Pictures aside, quote the whole listing exactly.

============================================================

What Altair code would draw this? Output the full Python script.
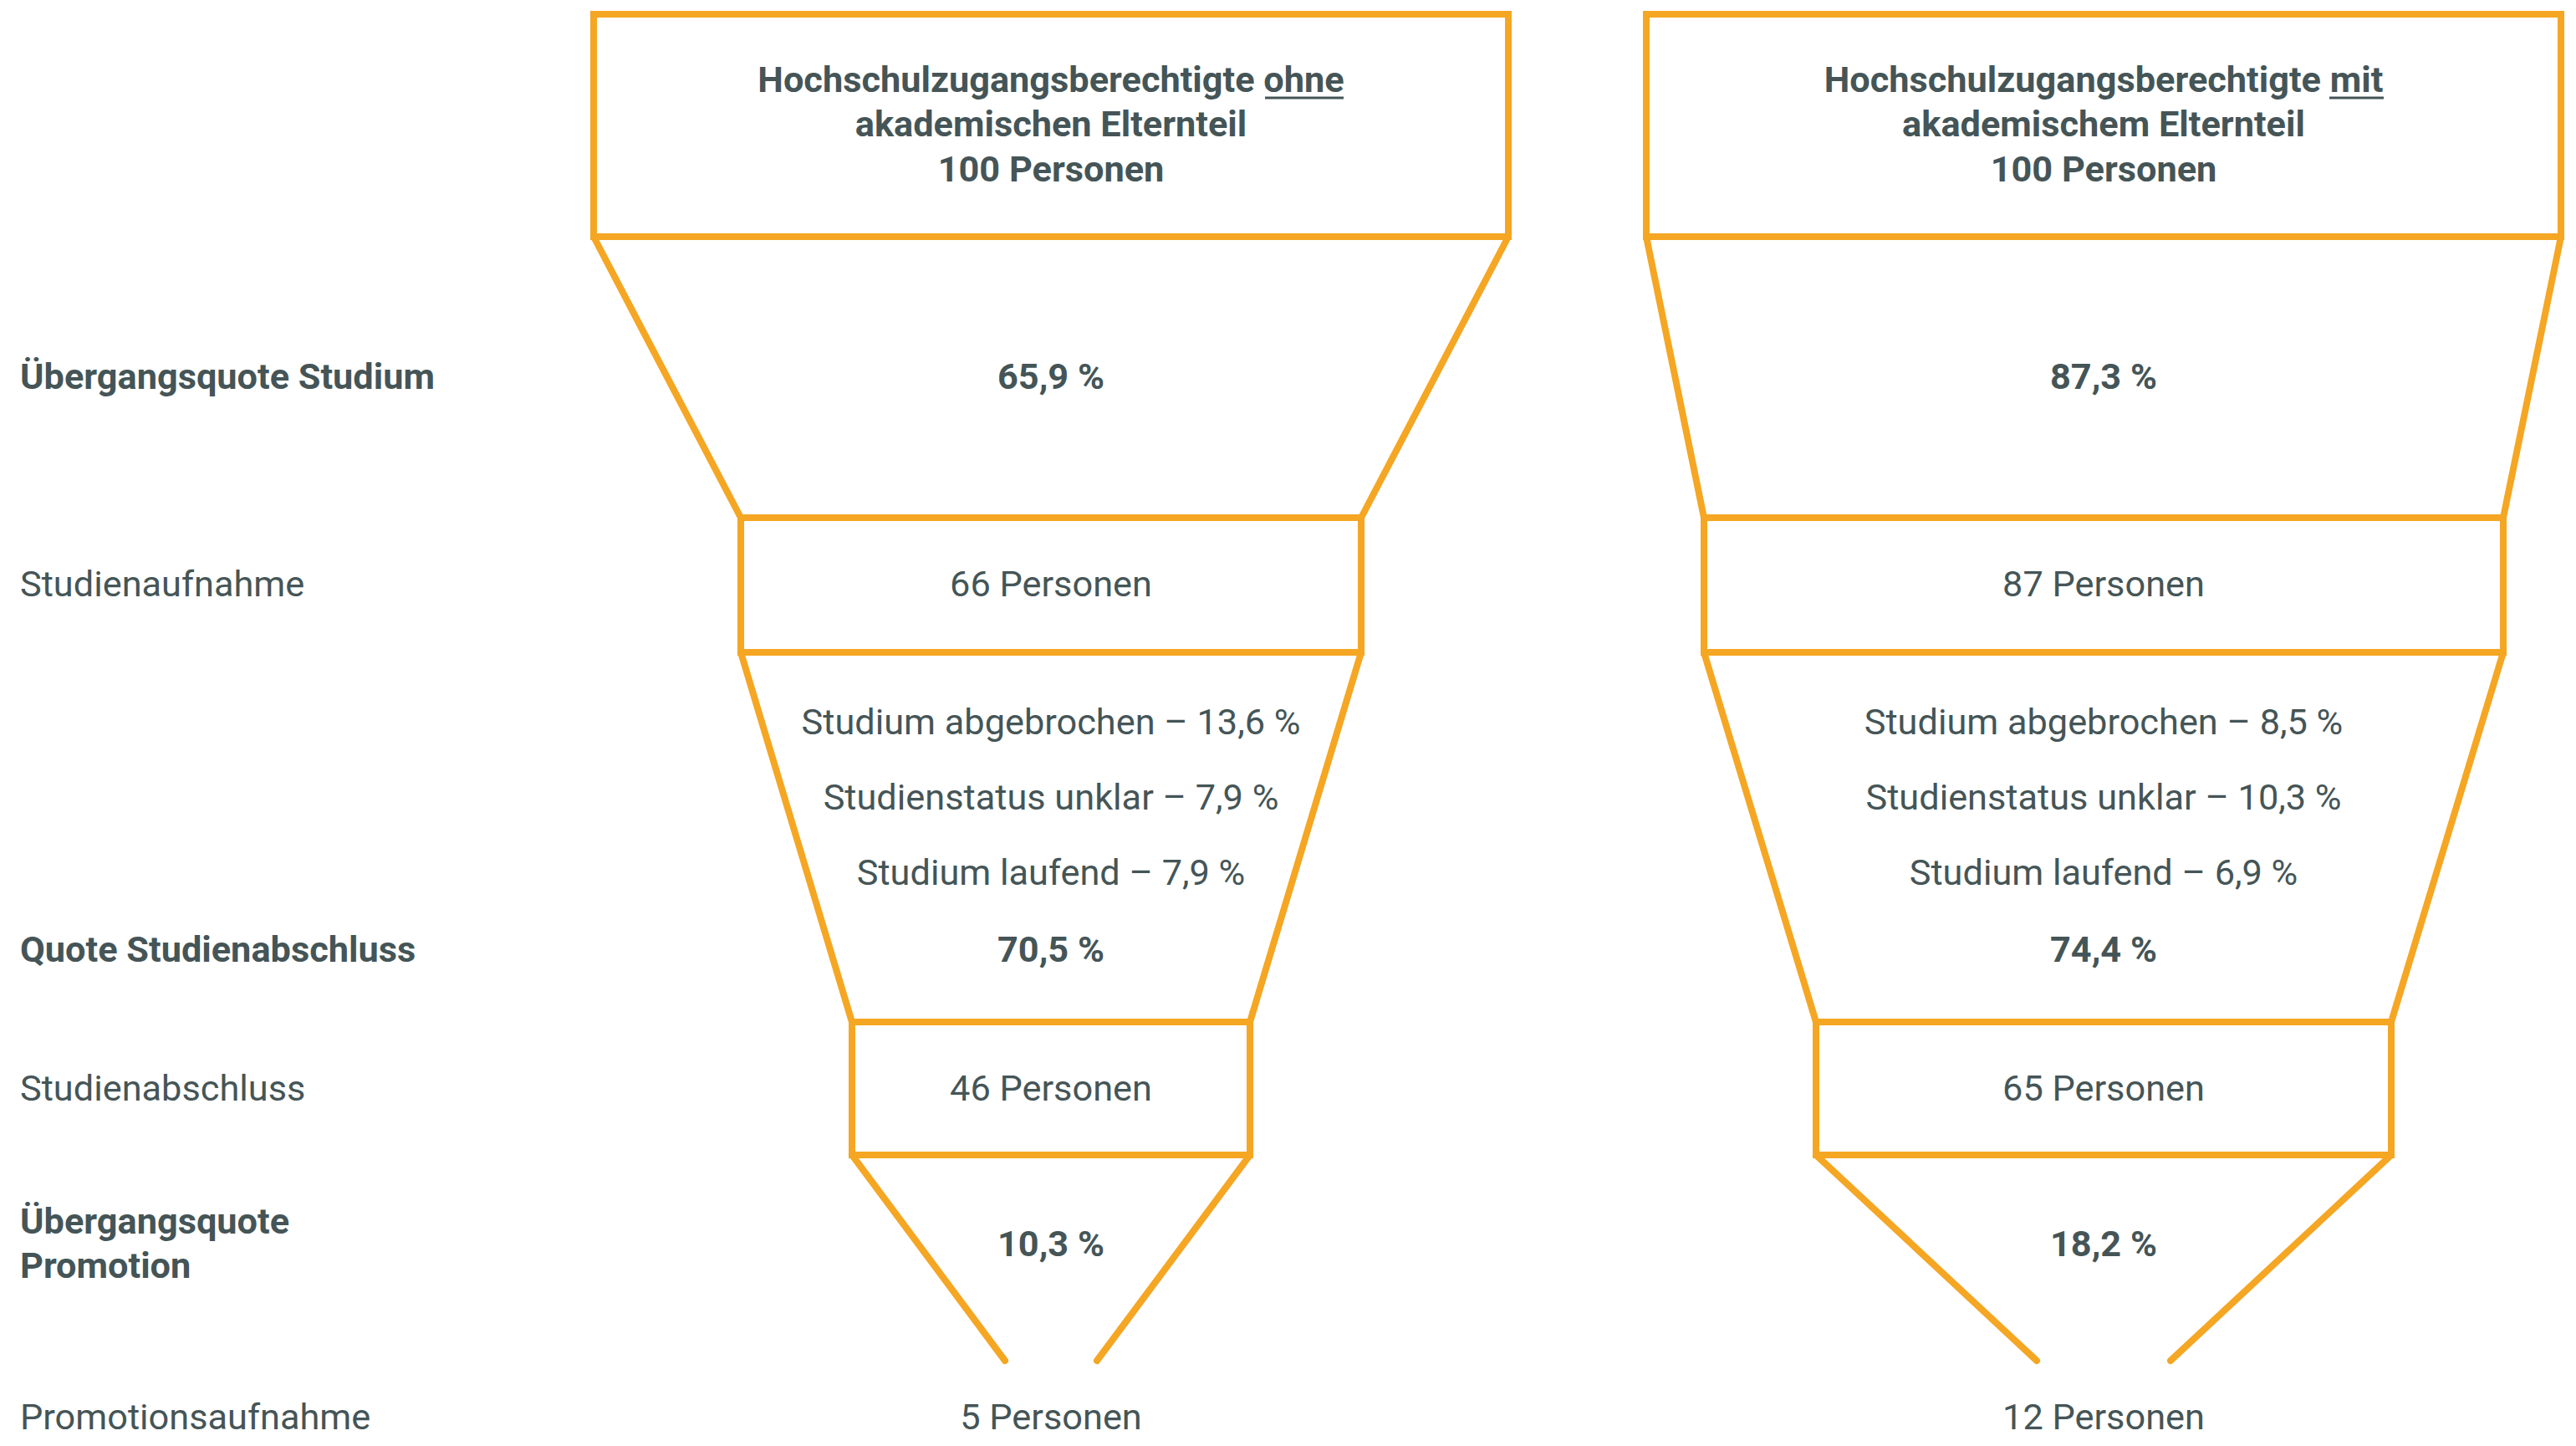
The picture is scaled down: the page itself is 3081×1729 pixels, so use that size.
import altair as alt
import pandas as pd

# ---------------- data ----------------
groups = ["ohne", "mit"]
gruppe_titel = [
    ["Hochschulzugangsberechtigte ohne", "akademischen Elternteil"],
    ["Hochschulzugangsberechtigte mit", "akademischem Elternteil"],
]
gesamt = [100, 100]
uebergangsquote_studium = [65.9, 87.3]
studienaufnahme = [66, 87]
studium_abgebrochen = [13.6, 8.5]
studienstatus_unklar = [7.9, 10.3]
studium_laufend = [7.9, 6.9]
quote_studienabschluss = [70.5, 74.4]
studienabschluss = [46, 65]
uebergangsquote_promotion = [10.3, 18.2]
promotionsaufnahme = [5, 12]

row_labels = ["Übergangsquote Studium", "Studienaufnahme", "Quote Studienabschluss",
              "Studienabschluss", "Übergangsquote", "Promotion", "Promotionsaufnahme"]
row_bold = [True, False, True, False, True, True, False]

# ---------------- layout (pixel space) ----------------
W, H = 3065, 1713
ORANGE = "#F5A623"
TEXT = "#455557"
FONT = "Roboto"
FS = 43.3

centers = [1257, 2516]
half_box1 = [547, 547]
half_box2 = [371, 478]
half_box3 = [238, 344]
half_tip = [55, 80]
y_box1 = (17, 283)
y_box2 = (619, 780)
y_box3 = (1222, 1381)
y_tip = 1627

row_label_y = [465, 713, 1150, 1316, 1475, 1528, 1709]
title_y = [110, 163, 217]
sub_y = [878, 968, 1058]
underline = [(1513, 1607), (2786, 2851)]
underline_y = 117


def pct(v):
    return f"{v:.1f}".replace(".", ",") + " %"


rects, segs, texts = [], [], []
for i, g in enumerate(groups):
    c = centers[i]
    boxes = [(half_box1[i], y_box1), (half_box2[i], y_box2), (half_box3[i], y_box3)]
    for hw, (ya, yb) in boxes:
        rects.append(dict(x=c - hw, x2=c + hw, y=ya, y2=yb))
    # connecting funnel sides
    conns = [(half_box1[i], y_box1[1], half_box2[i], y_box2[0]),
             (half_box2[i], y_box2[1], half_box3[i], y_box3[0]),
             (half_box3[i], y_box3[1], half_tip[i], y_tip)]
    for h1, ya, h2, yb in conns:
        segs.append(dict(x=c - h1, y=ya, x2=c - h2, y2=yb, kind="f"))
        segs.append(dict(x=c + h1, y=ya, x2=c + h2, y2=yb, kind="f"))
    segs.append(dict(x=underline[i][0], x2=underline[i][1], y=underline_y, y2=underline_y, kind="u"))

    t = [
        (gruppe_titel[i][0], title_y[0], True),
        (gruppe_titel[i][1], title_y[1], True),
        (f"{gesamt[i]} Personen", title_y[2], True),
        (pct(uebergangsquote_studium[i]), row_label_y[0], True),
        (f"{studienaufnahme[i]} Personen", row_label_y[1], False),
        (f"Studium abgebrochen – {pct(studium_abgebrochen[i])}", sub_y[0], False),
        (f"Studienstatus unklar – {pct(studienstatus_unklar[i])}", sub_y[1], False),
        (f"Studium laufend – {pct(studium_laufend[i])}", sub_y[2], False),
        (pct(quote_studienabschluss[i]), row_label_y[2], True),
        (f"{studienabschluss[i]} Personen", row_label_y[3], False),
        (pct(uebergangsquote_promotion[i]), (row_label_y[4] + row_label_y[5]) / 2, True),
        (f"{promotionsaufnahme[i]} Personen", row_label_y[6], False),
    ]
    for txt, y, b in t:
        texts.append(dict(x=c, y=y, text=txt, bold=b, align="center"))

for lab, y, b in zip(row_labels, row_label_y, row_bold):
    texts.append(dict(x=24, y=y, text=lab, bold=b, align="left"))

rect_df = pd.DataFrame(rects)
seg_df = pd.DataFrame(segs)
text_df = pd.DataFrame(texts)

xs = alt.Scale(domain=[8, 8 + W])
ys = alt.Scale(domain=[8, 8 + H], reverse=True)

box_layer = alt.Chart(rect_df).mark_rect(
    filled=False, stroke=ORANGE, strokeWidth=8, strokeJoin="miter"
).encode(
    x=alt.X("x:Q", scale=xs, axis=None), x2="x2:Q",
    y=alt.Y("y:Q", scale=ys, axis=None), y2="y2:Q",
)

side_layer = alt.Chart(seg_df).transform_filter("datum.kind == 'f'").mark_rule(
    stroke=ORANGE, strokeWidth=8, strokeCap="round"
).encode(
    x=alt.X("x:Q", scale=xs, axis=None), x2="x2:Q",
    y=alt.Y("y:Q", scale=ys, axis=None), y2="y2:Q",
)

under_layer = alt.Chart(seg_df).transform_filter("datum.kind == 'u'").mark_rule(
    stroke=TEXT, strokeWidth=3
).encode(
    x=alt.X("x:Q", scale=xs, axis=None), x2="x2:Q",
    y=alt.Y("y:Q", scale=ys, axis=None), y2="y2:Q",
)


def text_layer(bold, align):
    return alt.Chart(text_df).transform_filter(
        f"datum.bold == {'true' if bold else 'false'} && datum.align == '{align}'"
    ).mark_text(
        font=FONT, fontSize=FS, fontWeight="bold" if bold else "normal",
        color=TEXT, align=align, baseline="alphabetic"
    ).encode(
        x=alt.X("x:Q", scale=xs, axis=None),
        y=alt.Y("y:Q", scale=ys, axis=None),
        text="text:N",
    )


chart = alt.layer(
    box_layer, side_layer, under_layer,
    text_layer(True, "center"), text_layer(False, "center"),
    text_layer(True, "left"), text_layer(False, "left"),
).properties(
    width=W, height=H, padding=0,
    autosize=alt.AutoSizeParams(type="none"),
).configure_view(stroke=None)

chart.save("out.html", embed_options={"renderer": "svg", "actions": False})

============================================================

The output
What Altair code would draw this? Output the full Python script.
The picture is scaled down: the page itself is 3081×1729 pixels, so use that size.
import altair as alt
import pandas as pd

# ---------------- data ----------------
groups = ["ohne", "mit"]
gruppe_titel = [
    ["Hochschulzugangsberechtigte ohne", "akademischen Elternteil"],
    ["Hochschulzugangsberechtigte mit", "akademischem Elternteil"],
]
gesamt = [100, 100]
uebergangsquote_studium = [65.9, 87.3]
studienaufnahme = [66, 87]
studium_abgebrochen = [13.6, 8.5]
studienstatus_unklar = [7.9, 10.3]
studium_laufend = [7.9, 6.9]
quote_studienabschluss = [70.5, 74.4]
studienabschluss = [46, 65]
uebergangsquote_promotion = [10.3, 18.2]
promotionsaufnahme = [5, 12]

row_labels = ["Übergangsquote Studium", "Studienaufnahme", "Quote Studienabschluss",
              "Studienabschluss", "Übergangsquote", "Promotion", "Promotionsaufnahme"]
row_bold = [True, False, True, False, True, True, False]

# ---------------- layout (pixel space) ----------------
W, H = 3065, 1713
ORANGE = "#F5A623"
TEXT = "#455557"
FONT = "Roboto"
FS = 43.3

centers = [1257, 2516]
half_box1 = [547, 547]
half_box2 = [371, 478]
half_box3 = [238, 344]
half_tip = [55, 80]
y_box1 = (17, 283)
y_box2 = (619, 780)
y_box3 = (1222, 1381)
y_tip = 1627

row_label_y = [465, 713, 1150, 1316, 1475, 1528, 1709]
title_y = [110, 163, 217]
sub_y = [878, 968, 1058]
underline = [(1513, 1607), (2786, 2851)]
underline_y = 117


def pct(v):
    return f"{v:.1f}".replace(".", ",") + " %"


rects, segs, texts = [], [], []
for i, g in enumerate(groups):
    c = centers[i]
    boxes = [(half_box1[i], y_box1), (half_box2[i], y_box2), (half_box3[i], y_box3)]
    for hw, (ya, yb) in boxes:
        rects.append(dict(x=c - hw, x2=c + hw, y=ya, y2=yb))
    # connecting funnel sides
    conns = [(half_box1[i], y_box1[1], half_box2[i], y_box2[0]),
             (half_box2[i], y_box2[1], half_box3[i], y_box3[0]),
             (half_box3[i], y_box3[1], half_tip[i], y_tip)]
    for h1, ya, h2, yb in conns:
        segs.append(dict(x=c - h1, y=ya, x2=c - h2, y2=yb, kind="f"))
        segs.append(dict(x=c + h1, y=ya, x2=c + h2, y2=yb, kind="f"))
    segs.append(dict(x=underline[i][0], x2=underline[i][1], y=underline_y, y2=underline_y, kind="u"))

    t = [
        (gruppe_titel[i][0], title_y[0], True),
        (gruppe_titel[i][1], title_y[1], True),
        (f"{gesamt[i]} Personen", title_y[2], True),
        (pct(uebergangsquote_studium[i]), row_label_y[0], True),
        (f"{studienaufnahme[i]} Personen", row_label_y[1], False),
        (f"Studium abgebrochen – {pct(studium_abgebrochen[i])}", sub_y[0], False),
        (f"Studienstatus unklar – {pct(studienstatus_unklar[i])}", sub_y[1], False),
        (f"Studium laufend – {pct(studium_laufend[i])}", sub_y[2], False),
        (pct(quote_studienabschluss[i]), row_label_y[2], True),
        (f"{studienabschluss[i]} Personen", row_label_y[3], False),
        (pct(uebergangsquote_promotion[i]), (row_label_y[4] + row_label_y[5]) / 2, True),
        (f"{promotionsaufnahme[i]} Personen", row_label_y[6], False),
    ]
    for txt, y, b in t:
        texts.append(dict(x=c, y=y, text=txt, bold=b, align="center"))

for lab, y, b in zip(row_labels, row_label_y, row_bold):
    texts.append(dict(x=24, y=y, text=lab, bold=b, align="left"))

rect_df = pd.DataFrame(rects)
seg_df = pd.DataFrame(segs)
text_df = pd.DataFrame(texts)

xs = alt.Scale(domain=[8, 8 + W])
ys = alt.Scale(domain=[8, 8 + H], reverse=True)

box_layer = alt.Chart(rect_df).mark_rect(
    filled=False, stroke=ORANGE, strokeWidth=8, strokeJoin="miter"
).encode(
    x=alt.X("x:Q", scale=xs, axis=None), x2="x2:Q",
    y=alt.Y("y:Q", scale=ys, axis=None), y2="y2:Q",
)

side_layer = alt.Chart(seg_df).transform_filter("datum.kind == 'f'").mark_rule(
    stroke=ORANGE, strokeWidth=8, strokeCap="round"
).encode(
    x=alt.X("x:Q", scale=xs, axis=None), x2="x2:Q",
    y=alt.Y("y:Q", scale=ys, axis=None), y2="y2:Q",
)

under_layer = alt.Chart(seg_df).transform_filter("datum.kind == 'u'").mark_rule(
    stroke=TEXT, strokeWidth=3
).encode(
    x=alt.X("x:Q", scale=xs, axis=None), x2="x2:Q",
    y=alt.Y("y:Q", scale=ys, axis=None), y2="y2:Q",
)


def text_layer(bold, align):
    return alt.Chart(text_df).transform_filter(
        f"datum.bold == {'true' if bold else 'false'} && datum.align == '{align}'"
    ).mark_text(
        font=FONT, fontSize=FS, fontWeight="bold" if bold else "normal",
        color=TEXT, align=align, baseline="alphabetic"
    ).encode(
        x=alt.X("x:Q", scale=xs, axis=None),
        y=alt.Y("y:Q", scale=ys, axis=None),
        text="text:N",
    )


chart = alt.layer(
    box_layer, side_layer, under_layer,
    text_layer(True, "center"), text_layer(False, "center"),
    text_layer(True, "left"), text_layer(False, "left"),
).properties(
    width=W, height=H, padding=0,
    autosize=alt.AutoSizeParams(type="none"),
).configure_view(stroke=None)

chart.save("out.html", embed_options={"renderer": "svg", "actions": False})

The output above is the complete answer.